2nd International Conference on Computer Science and Engineering, UBMK 2017, Antalya, Türkiye, 5 - 08 Ekim 2017, ss.354-359, (Tam Metin Bildiri) identifier

  • Yayın Türü: Bildiri / Tam Metin Bildiri
  • Doi Numarası: 10.1109/ubmk.2017.8093409
  • Basıldığı Şehir: Antalya
  • Basıldığı Ülke: Türkiye
  • Sayfa Sayıları: ss.354-359
  • Anahtar Kelimeler: Clustering, PAM, Randomized seeding, Text mining
  • Manisa Celal Bayar Üniversitesi Adresli: Evet

Özet

Clustering is an important unsupervised data analysis technique, which divides data objects into clusters based on similarity. Clustering has been studied and applied in many different fields, including pattern recognition, data mining, decision science and statistics.
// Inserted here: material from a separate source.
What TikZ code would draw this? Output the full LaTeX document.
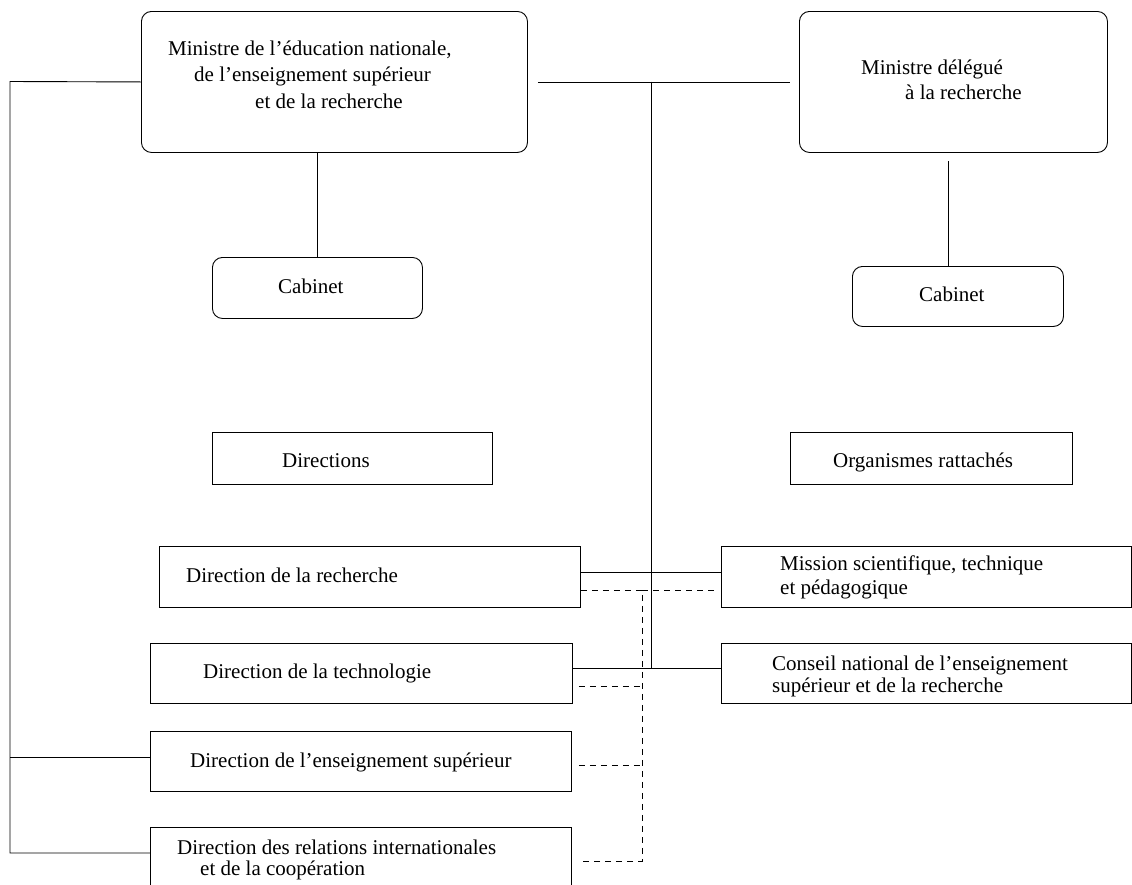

Clustering algorithms can be mainly classified as hierarchical and partitional clustering approaches. Partitioning around medoids (PAM) is a partitional clustering algorithms, which is less sensitive to outliers, but greatly affected by the poor initialization of medoids. In this paper, we augment the randomized seeding technique to overcome problem of poor initialization of medoids in PAM algorithm. The proposed approach (PAM++) is compared with other partitional clustering algorithms, such as K-means and K-means++ on text document clustering benchmarks and evaluated in terms of F-measure. The results for experiments indicate that the randomized seeding can improve the performance of PAM algorithm on text document clustering.